Tx. Sup. Ct. Holds Cities Can Lose Right to Interlocutory Appeal.
Below is a Texas Supreme Court case of interest to municipal attorneys and litigators.
The City of Houston issued a demolition permit to a neighbor of Kenneth S. Jones. While performing work under the permit the neighbor destroyed part of Jones’s home. Jones sued the City. They entered into a settlement agreement, but Jones argued the City breached the agreement and sued again. City filed PTJ based on contractual immunity which went before the TXSC once before where the court held the “sue and be sued” language in the charter did not waive sovereign immunity. Case was remanded. On remand City filed a PTJ (2006), which was implicitly denied because the court granted partial summary judgment for Jones on liability. The City did not appeal this implicit denial. Jones died and the case was transferred to probate court where the City filed a substantially similar PTJ as the 2006, which was denied. City filed interlocutory appeal.
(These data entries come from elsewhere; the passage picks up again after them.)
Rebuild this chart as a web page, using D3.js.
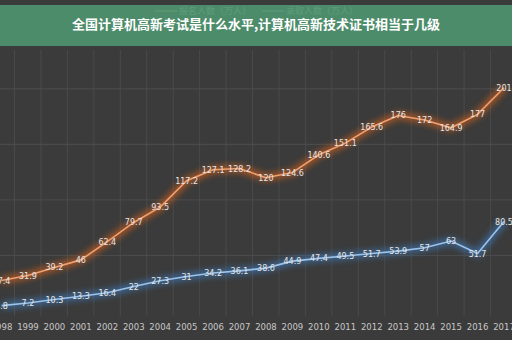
<!DOCTYPE html>
<html>
<head>
<meta charset="utf-8">
<script src="https://cdn.jsdelivr.net/npm/d3@7"></script>
<style>
body{margin:0;background:#3b3b3b;}
svg{display:block;}
</style>
</head>
<body>
<svg id="chart" width="512" height="340"></svg>
<script>
var years=['1998','1999','2000','2001','2002','2003','2004','2005','2006','2007','2008','2009','2010','2011','2012','2013','2014','2015','2016','2017']
var baoming=[27.4,31.9,39.2,46,62.4,79.7,93.5,117.2,127.1,128.2,120,124.6,140.6,151.1,165.6,176,172,164.9,177,201]
var luqu=[4.8,7.2,10.3,13.3,16.4,22,27.3,31,34.2,36.1,38.6,44.9,47.4,49.5,51.7,53.9,57,63,51.7,80.5]
var seriesNames=['报名人数（万人）','录取人数（万人）']
var yTicks=[50,100,150,200]
var title='全国计算机高新考试是什么水平,计算机高新技术证书相当于几级'

var svg=d3.select('#chart')
var W=512,H=340
svg.append('rect').attr('width',W).attr('height',H).attr('fill','#3b3b3b')

var defs=svg.append('defs')
var f=defs.append('filter').attr('id','glow').attr('x','-10%').attr('y','-50%').attr('width','120%').attr('height','200%')
f.append('feGaussianBlur').attr('stdDeviation',3)

var x=d3.scalePoint().domain(years).range([1.5,504])
var y=d3.scaleLinear().domain([0,200]).range([311,88.8])

// 网格
var grid=svg.append('g')
grid.selectAll('line.v').data(years).join('line')
    .attr('x1',d=>x(d)+13).attr('x2',d=>x(d)+13)
    .attr('y1',50).attr('y2',316)
    .attr('stroke','#4a4a4a').attr('stroke-width',1)
grid.selectAll('line.h').data(yTicks).join('line')
    .attr('x1',0).attr('x2',W)
    .attr('y1',d=>y(d)).attr('y2',d=>y(d))
    .attr('stroke','#4d4d4d').attr('stroke-width',1)

// x轴文字
svg.append('g').selectAll('text').data(years).join('text')
    .attr('x',d=>x(d)).attr('y',330)
    .attr('text-anchor','middle')
    .attr('font-family','DejaVu Sans, sans-serif')
    .attr('font-size',8.5)
    .attr('fill','#c8c8c8')
    .text(d=>d)

var line=d3.line().x((d,i)=>x(years[i])).y(d=>y(d))

function drawSeries(data,glowColor,lineColor,labelDy){
    var g=svg.append('g')
    g.append('path').datum(data).attr('d',line)
        .attr('fill','none').attr('stroke',glowColor).attr('stroke-width',7)
        .attr('opacity',0.7).attr('filter','url(#glow)')
    g.append('path').datum(data).attr('d',line)
        .attr('fill','none').attr('stroke',lineColor).attr('stroke-width',1.6)
    g.selectAll('text').data(data).join('text')
        .attr('x',(d,i)=>x(years[i])).attr('y',d=>y(d)+labelDy)
        .attr('text-anchor','middle')
        .attr('font-family','DejaVu Sans, sans-serif')
        .attr('font-size',8)
        .attr('fill','#e6e6e6')
        .text(d=>d)
}
drawSeries(baoming,'#d2601f','#f0a070',3)
drawSeries(luqu,'#3e78b8','#9cc3ea',3)

// 图例(被标题条盖住)
var lg=svg.append('g').attr('font-family','Noto Sans CJK SC, sans-serif').attr('font-size',9).attr('fill','#cfcfcf')
var lgX=[155,262]
seriesNames.forEach(function(n,i){
    lg.append('line').attr('x1',lgX[i]).attr('x2',lgX[i]+22).attr('y1',11).attr('y2',11)
        .attr('stroke',i==0?'#d8a070':'#8fb5e0').attr('stroke-width',1.5)
    lg.append('text').attr('x',lgX[i]+24).attr('y',14).text(n)
})

// 标题条
svg.append('rect').attr('x',0).attr('y',5).attr('width',W).attr('height',41)
    .attr('fill','#4f9670').attr('opacity',0.9)
svg.append('text').attr('x',256).attr('y',29)
    .attr('text-anchor','middle')
    .attr('font-family','Noto Sans CJK SC, sans-serif')
    .attr('font-weight','bold').attr('font-size',13)
    .attr('fill','#ffffff')
    .text(title)
</script>
</body>
</html>
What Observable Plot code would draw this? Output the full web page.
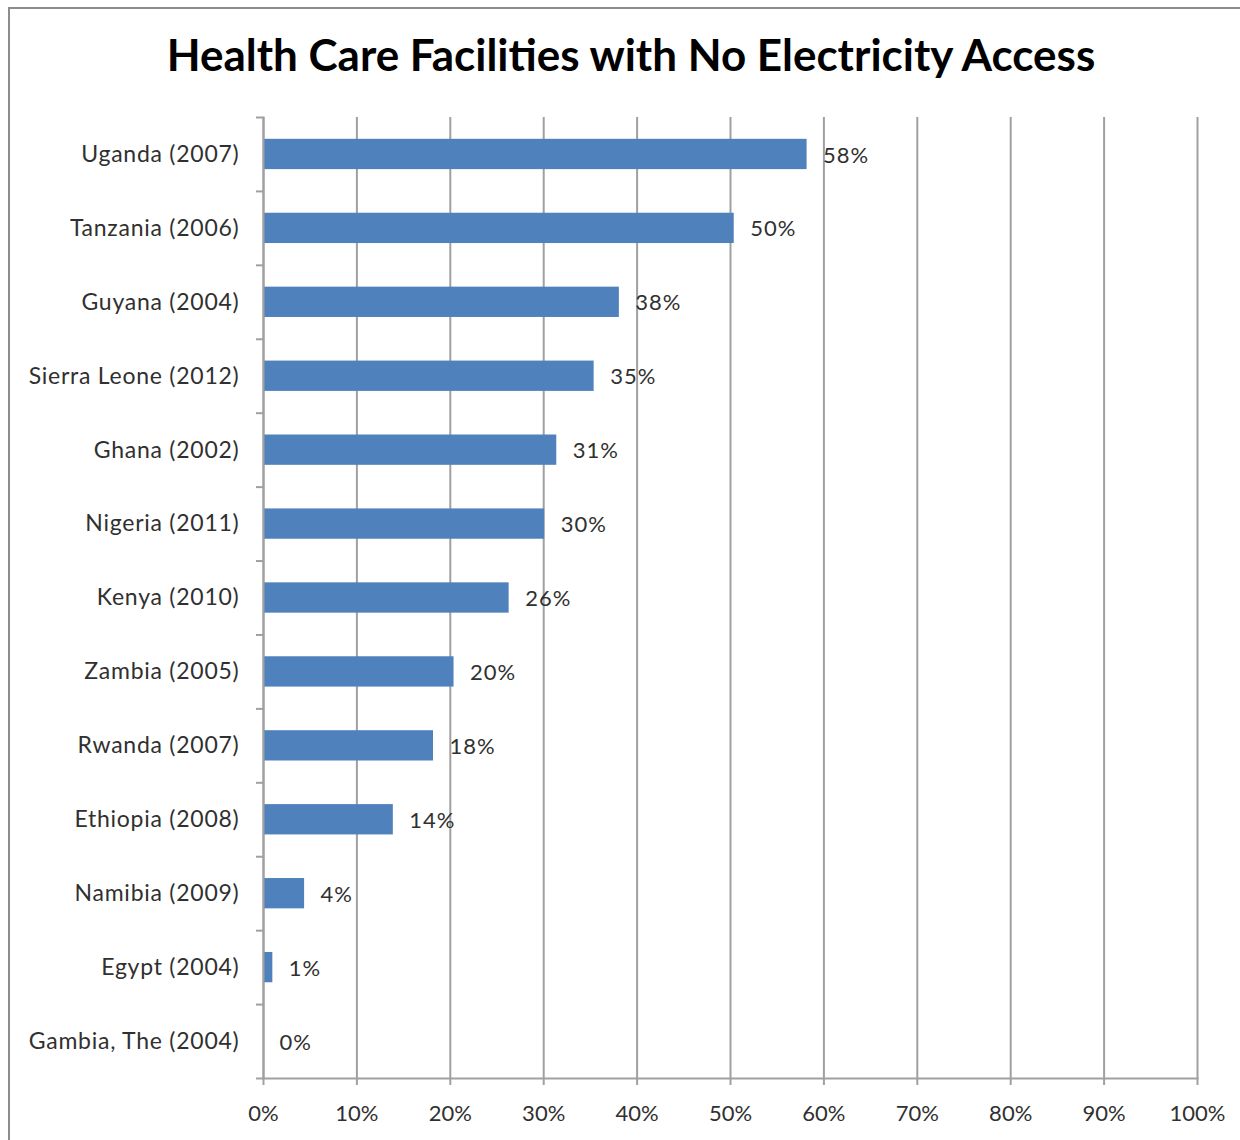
<!DOCTYPE html>
<html><head><meta charset="utf-8">
<script src="https://cdn.jsdelivr.net/npm/d3@7"></script>
<script src="https://cdn.jsdelivr.net/npm/@observablehq/plot@0.6"></script>
<style>
html,body{margin:0;padding:0;background:#fff;overflow:hidden;width:1240px;height:1140px;position:relative}
#frame{position:absolute;left:8px;top:7px;width:1300px;height:1200px;border:2px solid #8c8c8c;box-sizing:border-box}
#title{position:absolute;left:0;width:1262px;text-align:center;font-family:Lato,"Open Sans",sans-serif;font-weight:bold;color:#000;white-space:nowrap;line-height:1}
#chart{position:absolute;left:0;top:100px}
#chart g[aria-label="y-axis tick label"] text{letter-spacing:0.75px}
#chart g[aria-label="text"] text{letter-spacing:1px}
</style>
</head><body>
<div id="frame"></div>
<div id="title"></div>
<div id="chart"></div>
<script>
const titleText = "Health Care Facilities with No Electricity Access";
const countries = ["Uganda (2007)", "Tanzania (2006)", "Guyana (2004)", "Sierra Leone (2012)", "Ghana (2002)", "Nigeria (2011)", "Kenya (2010)", "Zambia (2005)", "Rwanda (2007)", "Ethiopia (2008)", "Namibia (2009)", "Egypt (2004)", "Gambia, The (2004)"];
const values = [58.2, 50.4, 38.1, 35.4, 31.4, 30.1, 26.3, 20.4, 18.2, 13.9, 4.4, 1.0, 0];
const xTicks = [0, 10, 20, 30, 40, 50, 60, 70, 80, 90, 100];

const data = countries.map((c, i) => ({country: c, value: values[i]}));

// title sizing
const fontFam = 'Lato, "Open Sans", sans-serif';
const cv = document.createElement("canvas").getContext("2d");
cv.font = `bold 40px ${fontFam}`;
const w40 = cv.measureText(titleText).width;
const fs = 40 * 932 / w40;
const t = document.getElementById("title");
t.textContent = titleText;
t.style.fontSize = fs + "px";
t.style.top = (72 - 0.887 * fs) + "px";

const W = 1240, H = 1040, mt = 17, mb = 62, ml = 263, mr = 43;
const step = (H - mt - mb) / countries.length;
const gray = "#a0a0a0";
const txt = "#303030";

const chart = Plot.plot({
  width: W, height: H,
  marginTop: mt, marginBottom: mb, marginLeft: ml, marginRight: mr,
  style: {fontFamily: fontFam, background: "transparent"},
  x: {domain: [0, 100]},
  y: {domain: countries, paddingInner: 0.59, paddingOuter: 0.295, round: false},
  marks: [
    Plot.gridX(xTicks, {stroke: gray, strokeOpacity: 1, strokeWidth: 2}),
    Plot.barX(data, {x: "value", y: "country", fill: "#4f81bd"}),
    Plot.text(data, {x: "value", y: "country", text: d => Math.round(d.value) + "%", textAnchor: "start", dx: 16, dy: 1, fontSize: 22, fill: txt}),
    Plot.frame({anchor: "left", stroke: gray, strokeWidth: 2}),
    Plot.frame({anchor: "bottom", stroke: gray, strokeWidth: 2}),
    Plot.axisX(xTicks, {tickFormat: d => d + "%", tickSize: 7, tickPadding: 20, fontSize: 22, stroke: gray, strokeWidth: 2, fill: txt, label: null}),
    Plot.axisY({tickSize: 0, tickPadding: 24, fontSize: 23, fill: txt, label: null}),
    Plot.axisY({tickSize: 7, tickFormat: () => "", dy: -step / 2, stroke: gray, strokeWidth: 2, label: null}),
    Plot.axisY([countries[countries.length - 1]], {tickSize: 7, tickFormat: () => "", dy: step / 2, stroke: gray, strokeWidth: 2, label: null})
  ]
});
document.getElementById("chart").appendChild(chart);
</script>
</body></html>
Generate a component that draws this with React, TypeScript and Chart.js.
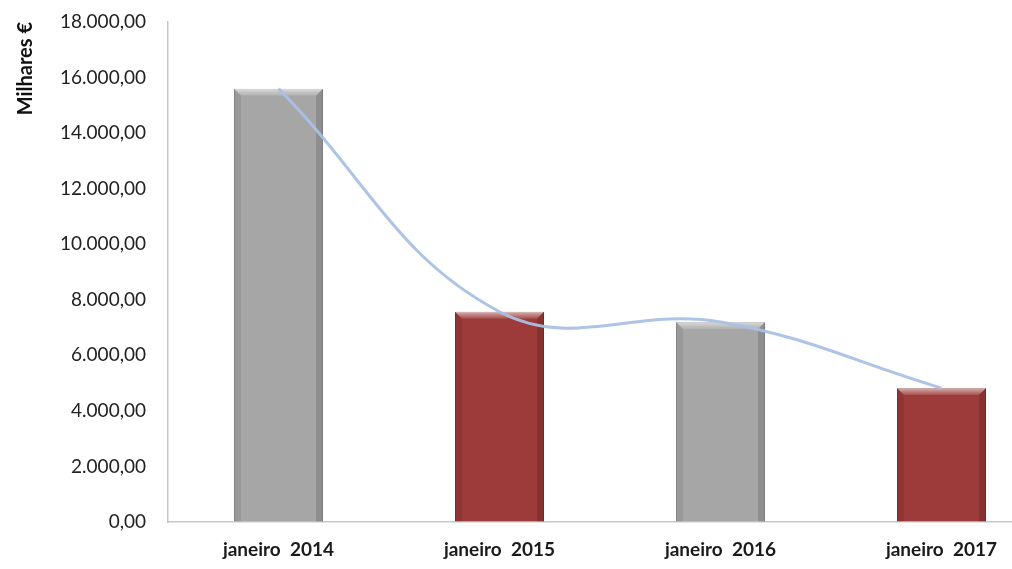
import React, { useEffect, useRef } from "react";
import { Chart, registerables } from "chart.js";

Chart.register(...registerables);

const categories = ["janeiro  2014", "janeiro  2015", "janeiro  2016", "janeiro  2017"];
const values = [15600, 7570, 7200, 4820];
const barColors = ["#a6a6a6", "#9c3b39", "#a6a6a6", "#9c3b39"];
const barEdgeColors = ["#8c8c8c", "#7f2c2a", "#8c8c8c", "#7f2c2a"];
const yMin = 0;
const yMax = 18000;
const yStep = 2000;
const yTitle = "Milhares €";

function fmt(v: number): string {
  const fixed = v.toFixed(2);
  const [intPart, dec] = fixed.split(".");
  const grouped = intPart.replace(/\B(?=(\d{3})+(?!\d))/g, ".");
  return grouped + "," + dec;
}

const bevelPlugin = {
  id: "bevel",
  afterDatasetDraw(chart: any, args: any) {
    if (args.index !== 0) return;
    const meta = chart.getDatasetMeta(0);
    const ctx = chart.ctx;
    ctx.save();
    meta.data.forEach((bar: any) => {
      const { x, y, base, width } = bar.getProps(["x", "y", "base", "width"], true);
      const l = x - width / 2;
      const r = x + width / 2;
      const b = 7;
      const g = ctx.createLinearGradient(0, y, 0, y + b);
      g.addColorStop(0, "rgba(255,255,255,0.6)");
      g.addColorStop(1, "rgba(255,255,255,0.1)");
      ctx.beginPath();
      ctx.moveTo(l, y);
      ctx.lineTo(r, y);
      ctx.lineTo(r - b, y + b);
      ctx.lineTo(l + b, y + b);
      ctx.closePath();
      ctx.fillStyle = g;
      ctx.fill();
      ctx.beginPath();
      ctx.moveTo(l, y);
      ctx.lineTo(l + b, y + b);
      ctx.lineTo(l + b, base);
      ctx.lineTo(l, base);
      ctx.closePath();
      ctx.fillStyle = "rgba(0,0,0,0.08)";
      ctx.fill();
      ctx.beginPath();
      ctx.moveTo(r, y);
      ctx.lineTo(r - b, y + b);
      ctx.lineTo(r - b, base);
      ctx.lineTo(r, base);
      ctx.closePath();
      ctx.fillStyle = "rgba(0,0,0,0.14)";
      ctx.fill();
    });
    ctx.restore();
  },
};

export default function App() {
  const ref = useRef<HTMLCanvasElement | null>(null);
  useEffect(() => {
    if (!ref.current) return;
    const chart = new Chart(ref.current, {
      type: "bar",
      data: {
        labels: categories,
        datasets: [
          {
            type: "bar",
            data: values,
            backgroundColor: barColors,
            borderColor: barEdgeColors,
            borderWidth: 1,
            categoryPercentage: 1,
            barPercentage: 0.403,
            order: 1,
          },
          {
            type: "line",
            data: values,
            borderColor: "rgba(170,192,228,0.95)",
            borderWidth: 3,
            pointRadius: 0,
            tension: 0.4,
            fill: false,
            order: 0,
          },
        ],
      } as any,
      plugins: [bevelPlugin],
      options: {
        responsive: false,
        animation: false,
        layout: { padding: { top: 22, right: 8, left: 0, bottom: 0 } },
        plugins: {
          legend: { display: false },
          tooltip: { enabled: false },
        },
        scales: {
          x: {
            offset: true,
            grid: { display: true, color: "rgba(0,0,0,0)", drawTicks: true, tickLength: 16 },
            border: { display: true, color: "#c8c8c8", width: 1.5 },
            ticks: {
              color: "#1a1a1a",
              padding: 0,
              font: { family: "Lato", size: 19, weight: "bold" },
              maxRotation: 0,
            },
            afterFit(scale: any) {
              scale.height = 47;
            },
          },
          y: {
            min: yMin,
            max: yMax,
            grid: { display: true, color: "rgba(0,0,0,0)", drawTicks: true, tickLength: 22 },
            border: { display: true, color: "#c8c8c8", width: 1.5 },
            ticks: {
              stepSize: yStep,
              color: "#222222",
              padding: 0,
              font: { family: "Lato", size: 19 },
              callback: (v: any) => fmt(Number(v)),
            },
            title: {
              display: true,
              text: yTitle,
              align: "end",
              color: "#111111",
              font: { family: "Lato", size: 20, weight: "bold" },
              padding: { top: 14, bottom: 0 },
            },
            afterFit(scale: any) {
              scale.width = 168;
            },
          },
        },
      } as any,
    });
    return () => chart.destroy();
  }, []);
  return (
    <div style={{ position: "fixed", left: 0, top: 0, width: 1012, height: 569, overflow: "hidden", background: "#fff" }}>
      <canvas ref={ref} width={1060} height={569} style={{ display: "block" }} />
    </div>
  );
}
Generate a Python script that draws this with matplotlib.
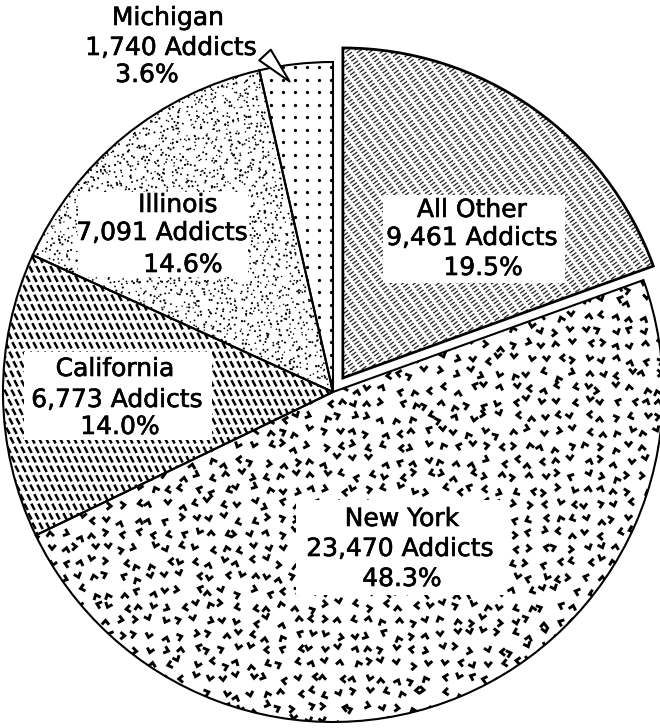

The Court held that while a lack of jurisdiction cannot procedurally be waived, the appellate court’s jurisdiction to hear an interlocutory appeal under Tex. Civ. Prac. & Rem Code §51.014 can be. That section is a narrow exception to the principal that a COA can only hear appeals from a final judgment. Essentially, what the court is saying is whether this latest PTJ was properly denied is not before the COA because the COA has lost interlocutory jurisdiction to hear anything and cannot until it is an appeal from a final order. This case also stands for the position that you can lose your right to interlocutory appeal for any ruling which could qualify as an implicit denial. This, turned sideways a little, can open up the ability for more interlocutory appeals as (with a few exceptions) any ruling which has the effect of asserting a trial court’s jurisdiction over a city could be appealable if a PTJ has previously been filed.